Though more understated than his more famous Virginian predecessors, Monroe was the youthful architect of a nation destined for greatness. His presidency was a high-water mark of unity and quiet confidence, carrying the revolutionary spirit onward while preparing the nation for its bolder future.
“Monroe was the youthful architect of a nation destined for greatness.”
After a lifetime of public service and financial hardship, Monroe died penniless in New York City on July 4, 1831—the 55th anniversary of independence. Yet his legacy endures not merely in a portico’s columns, but in the strengthened presidency, the independent foreign policy course he charted, and the example of generational continuity he embodied—ensuring the republic’s ideals would outlast any single leader.
As a strong believer in the presidential historic sites scattered across the country, I find special value in those dedicated to Monroe in Virginia. In Fredericksburg, the James Monroe Museum and Memorial Library—built on the site of his original law office and holding the nation’s largest collection of his artifacts and documents—serves as a vital educational hub, preserving his story through exhibits, programs, and research and inspiring visitors with his contributions to the early republic. Nearby in Charlottesville, Highland, Monroe’s longtime estate, interprets his public career, family life, and the realities of slavery on the property, offering tours and events that bring his era to life and connect it to broader American history. These sites, like so many presidential homes and museums, powerfully carry forward Monroe’s legacy by educating new generations.

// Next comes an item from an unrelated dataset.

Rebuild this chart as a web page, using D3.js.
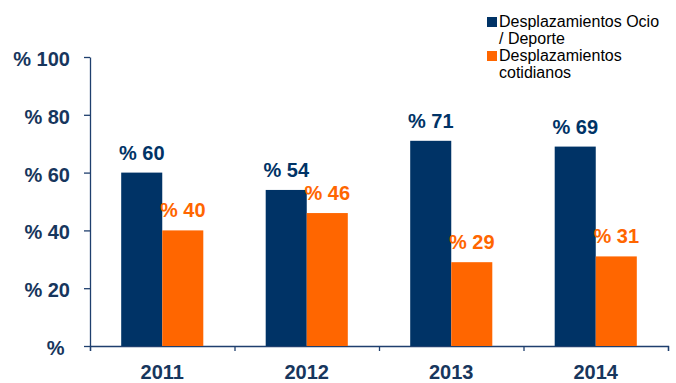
<!DOCTYPE html>
<html>
<head>
<meta charset="utf-8">
<script src="https://cdn.jsdelivr.net/npm/d3@7"></script>
<style>
  body { margin: 0; background: #fff; }
  svg { display: block; font-family: "Liberation Sans", Arial, sans-serif; }
  .axis path, .axis line { stroke: #1f3f6e; stroke-width: 1.3; }
  .axis text { fill: #17365d; font-size: 20px; font-weight: bold; }
</style>
</head>
<body>
<div class="chart"></div>
<script>
const years = ['2011', '2012', '2013', '2014'];
const seriesNames = ['Desplazamientos Ocio / Deporte', 'Desplazamientos cotidianos'];
const ocio = [60, 54, 71, 69];
const cotidianos = [40, 46, 29, 31];
const yTicks = [0, 20, 40, 60, 80, 100];

const colors = ['#003366', '#ff6600'];

const svg = d3.select('.chart').append('svg'),
  margin = { top: 57, right: 8, bottom: 37, left: 90 },
  width = 676 - margin.left - margin.right,
  height = 383 - margin.top - margin.bottom;

svg.attr('width', 676).attr('height', 383);

const g = svg.append('g')
  .attr('transform', 'translate(' + margin.left + ',' + margin.top + ')');

const x0 = d3.scaleBand().domain(years).range([0, width]).padding(0);
const x1 = d3.scaleBand().domain([0, 1]).range([0, x0.bandwidth()]).paddingInner(0).paddingOuter(0.76);
const y = d3.scaleLinear().domain([0, 100]).range([height, 0]);

const data = years.map(function(yr, i) {
  return { year: yr, values: [ocio[i], cotidianos[i]] };
});

// y axis
g.append('g')
  .attr('class', 'axis')
  .call(d3.axisLeft(y).tickValues(yTicks).tickSize(6).tickSizeOuter(0).tickPadding(14)
    .tickFormat(function(d) { return d === 0 ? '%\u00a0' : '% ' + d; }))
  .call(function(s) { s.selectAll('text').attr('dy', '0.42em'); });

// x axis: boundary ticks
const xb = d3.scaleLinear().domain([0, years.length]).range([0, width]);
g.append('g')
  .attr('class', 'axis')
  .attr('transform', 'translate(0,' + height + ')')
  .call(d3.axisBottom(xb).ticks(years.length).tickSize(5).tickSizeOuter(5).tickFormat(''));

// x axis: labels
g.append('g')
  .attr('class', 'axis')
  .attr('transform', 'translate(0,' + height + ')')
  .call(d3.axisBottom(x0).tickSize(0).tickPadding(19))
  .call(function(s) { s.select('.domain').remove(); });

// bars
const groups = g.selectAll('.group')
  .data(data)
  .enter().append('g')
  .attr('class', 'group')
  .attr('transform', function(d) { return 'translate(' + x0(d.year) + ',0)'; });

groups.selectAll('rect')
  .data(function(d) { return d.values; })
  .enter().append('rect')
  .attr('x', function(d, i) { return x1(i); })
  .attr('y', function(d) { return y(d); })
  .attr('width', x1.bandwidth())
  .attr('height', function(d) { return height - y(d); })
  .attr('fill', function(d, i) { return colors[i]; });

groups.selectAll('.label')
  .data(function(d) { return d.values; })
  .enter().append('text')
  .attr('class', 'label')
  .attr('x', function(d, i) { return x1(i) + x1.bandwidth() / 2; })
  .attr('y', function(d) { return y(d) - 13; })
  .attr('text-anchor', 'middle')
  .attr('font-size', 20)
  .attr('font-weight', 'bold')
  .attr('fill', function(d, i) { return colors[i]; })
  .text(function(d) { return '% ' + d; });

// legend
const legendLines = [['Desplazamientos Ocio', '/ Deporte'], ['Desplazamientos', 'cotidianos']];
const legend = svg.append('g').attr('transform', 'translate(487,17)');
legendLines.forEach(function(lines, i) {
  const item = legend.append('g').attr('transform', 'translate(0,' + (i * 34) + ')');
  item.append('rect').attr('width', 10).attr('height', 10).attr('fill', colors[i]);
  item.append('text')
    .attr('x', 12)
    .attr('y', 10)
    .attr('font-size', 16)
    .attr('fill', '#000')
    .selectAll('tspan')
    .data(lines)
    .enter().append('tspan')
    .attr('x', 12)
    .attr('dy', function(d, j) { return j === 0 ? 0 : 17; })
    .text(function(d) { return d; });
});
</script>
</body>
</html>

Having visited Monroe’s final resting place in Richmond’s Hollywood Cemetery, I can attest to the distinction and dignity of his tomb—known as “The Birdcage,” a striking Gothic Revival granite sarcophagus encased in ornate cast-iron, overlooking the James River in Presidents Circle. It stands as a fitting memorial, humble yet commanding, honoring a leader whose quiet pragmatism helped secure the young nation’s future.